Incluso en la película se puede ver que la explotación sexual no es autónoma, no es individual; siempre hay alguien más que hace negocio a costa de la prostitución de las mujeres y trans. En todos los relatos de María de los distintos momentos de la explotación hay alguien a quien “le debe” algo: Gigí se queda con un porcentaje; al igual que los dueños de los prostíbulos en los que estuvo antes de viajar a Capital; y cuando parece que el trato es sólo entre ella y el prostituyente de Once, el hotel se queda con casi el 50% de dinero de la parte de ella. El negocio nunca es para las personas explotadas, el beneficio siempre se lo lleva otro.

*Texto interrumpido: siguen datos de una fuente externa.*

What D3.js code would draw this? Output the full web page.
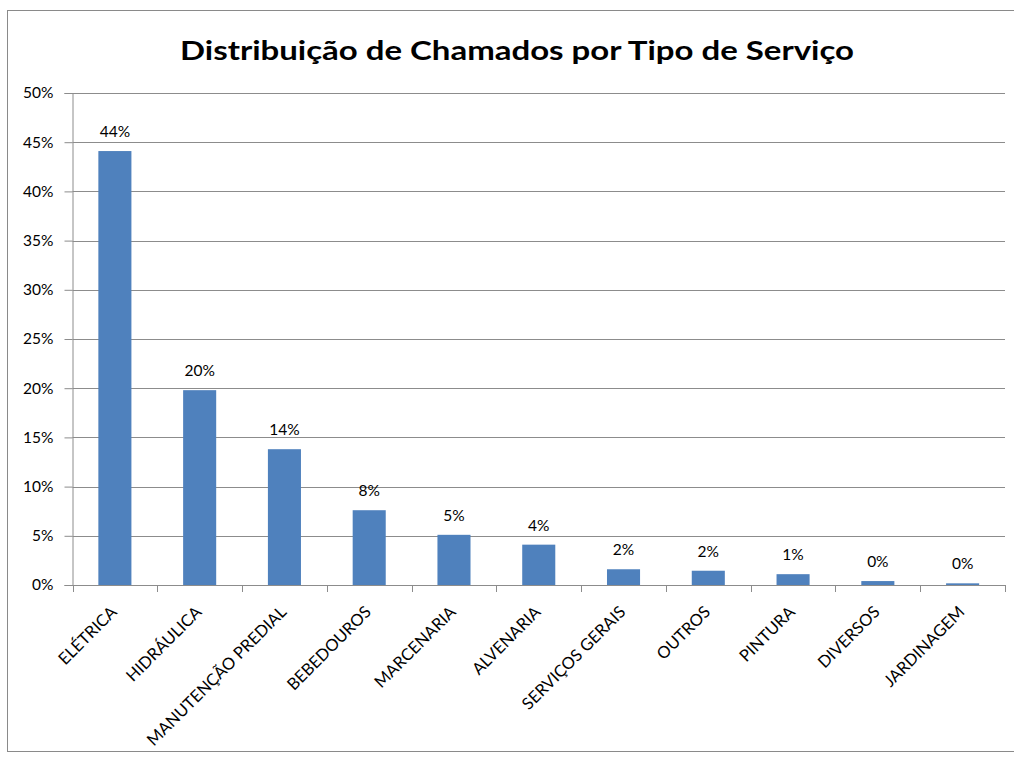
<!DOCTYPE html>
<html><head><meta charset="utf-8">
<script src="https://cdn.jsdelivr.net/npm/d3@7"></script>
<style>body{margin:0;background:#fff}svg{display:block}text{font-family:Lato,"Open Sans",sans-serif;fill:#000}</style>
</head><body>
<script>
const categories = ["ELÉTRICA","HIDRÁULICA","MANUTENÇÃO PREDIAL","BEBEDOUROS","MARCENARIA","ALVENARIA","SERVIÇOS GERAIS","OUTROS","PINTURA","DIVERSOS","JARDINAGEM"];
const values = [0.441, 0.198, 0.138, 0.076, 0.051, 0.041, 0.016, 0.0145, 0.011, 0.004, 0.0017];
const valueLabels = ["44%","20%","14%","8%","5%","4%","2%","2%","1%","0%","0%"];
const yTicks = [0,0.05,0.10,0.15,0.20,0.25,0.30,0.35,0.40,0.45,0.50];
const title = "Distribuição de Chamados por Tipo de Serviço";

const W = 1014, H = 759;
const m = {left:72.5, right:1005, top:93, bottom:585};
const svg = d3.select("body").append("svg").attr("width",W).attr("height",H);
svg.append("rect").attr("x",7.5).attr("y",10.5).attr("width",1020).attr("height",741).attr("fill","#fff").attr("stroke","#8a8a8a");

svg.append("text").attr("x",517).attr("y",60).attr("text-anchor","middle")
  .attr("font-size",27).attr("font-weight","bold").attr("textLength",674).attr("lengthAdjust","spacingAndGlyphs").text(title);

const x = d3.scaleBand().domain(categories).range([m.left,m.right]).paddingInner(0.61).paddingOuter(0.305);
const y = d3.scaleLinear().domain([0,0.5]).range([m.bottom,m.top]);

// gridlines
svg.append("g").selectAll("line").data(yTicks.filter(d=>d>0)).join("line")
  .attr("x1",m.left).attr("x2",m.right).attr("y1",d=>Math.round(y(d))+0.5).attr("y2",d=>Math.round(y(d))+0.5)
  .attr("stroke","#8c8c8c").attr("stroke-width",1);

// y axis
const yAxis = svg.append("g").attr("transform",`translate(${m.left},0)`)
  .call(d3.axisLeft(y).tickValues(yTicks).tickFormat(d3.format(".0%")).tickSize(8).tickPadding(11));
yAxis.select(".domain").attr("stroke","#8c8c8c");
yAxis.selectAll(".tick line").attr("stroke","#8c8c8c");
yAxis.selectAll("text").attr("font-size",15.5).attr("font-family","Lato").attr("fill","#000");

// bars
svg.append("g").selectAll("rect").data(values).join("rect")
  .attr("x",(d,i)=>x(categories[i])).attr("width",x.bandwidth())
  .attr("y",d=>y(d)).attr("height",d=>y(0)-y(d)).attr("fill","#4f81bd");

// x axis
const step = x.step();
const xb = svg.append("g").attr("transform",`translate(0,${m.bottom})`);
xb.append("line").attr("x1",m.left).attr("x2",m.right).attr("y1",0.5).attr("y2",0.5).attr("stroke","#8c8c8c");
const bounds = d3.range(categories.length+1).map(i=>m.left+i*step);
xb.selectAll("line.t").data(bounds).join("line").attr("class","t")
  .attr("x1",d=>Math.round(d)+0.5).attr("x2",d=>Math.round(d)+0.5).attr("y1",0).attr("y2",7).attr("stroke","#8c8c8c");
xb.selectAll("text.cat").data(categories).join("text").attr("class","cat")
  .attr("transform",d=>`translate(${x(d)+x.bandwidth()/2+3},${28}) rotate(-45)`)
  .attr("text-anchor","end").attr("font-size",16.5).text(d=>d);

// value labels
svg.append("g").selectAll("text").data(values).join("text")
  .attr("x",(d,i)=>x(categories[i])+x.bandwidth()/2).attr("y",d=>y(d)-14)
  .attr("text-anchor","middle").attr("font-size",15.5).text((d,i)=>valueLabels[i]);
</script>
</body></html>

Llamativamente, otra cosa que no se termina de expresar en la película es el problema del Estado. La historia comienza con un allanamiento de lo que pareciera ser el Programa de Rescate, donde dos policías haciéndose pasar por “clientes” ingresan al departamento y se llevan detenida a Gigí. Si bien la entrada de los policías es violenta, el resto de la escena los presenta como casi amigables; algo muy alejado de lo que cuentan las compañeras: que cuando son detenidas reciben los tratos más crueles por parte de esa fuerza; robos, golpes y violaciones.
Si bien en el mismo acto del allanamiento la Asistente social le ofrece “relocalizar” a María y a su hijito, el allanamiento sólo resulta en la detención de Gigí; ninguna salida ni alternativa para María y su hijo, y otra vez la calle y el tránsito por otros lugares del circuito de explotación.

La película está muy bien contada y estéticamente es impecable, pero las hacedoras sucumben al posmodernismo, que cada cual interprete lo que le parezca. Y, además, rematan con un “final feliz”: la protagonista encuentra en los clasificados del diario un “trabajo”. Va a una entrevista con una proxeneta de un privado, que le explica cómo son las cosas  (50 y 50 si sólo va a hacer los pases, 70 y 30 si además vive en el departamento). En la última escena Alanís, que es María o Estefanía en un mundo donde la identidad y la subjetividad se pierden y se quiebran, y un grupo de jóvenes mujeres se ríen, se maquillan, comparten experiencias, mientras esperan que llegue el próximo “cliente”. Alanís parece contenta y en paz. Marketing del proxenetismo: los privados serían lugares libres de violencia y desigualdad. Farsa del reglamentarismo, que de todas maneras no logra conjurar el contenido de la película (y de la realidad verdadera). Alanís no es idiota y, como el esclavo que encuentra un poco de grasa y la usa para aflojar el dolor de las cadenas, aprovecha los espacios y tiene sus artimañas para aligerar un poco la carga. Pero como el esclavo, sigue encadenada, en la película y en la vida.

Alanís fue vendida como la película de una “trabajadora sexual”, auspiciada por AMMAR y por toda la maquinaria de propaganda reglamentarista. Y sin embargo ver tres días de la vida de una mujer que encuentra en la prostitución su única fuente de ingreso, no puede más que dejar en claro por qué la pelea contra las redes de trata y explotación sexual se hace cada día más vigente y necesaria. Encontrar en Alanís un sólo argumento para defender la reglamentación de la prostitución, es hacerle el juego al proxenetismo y la trata.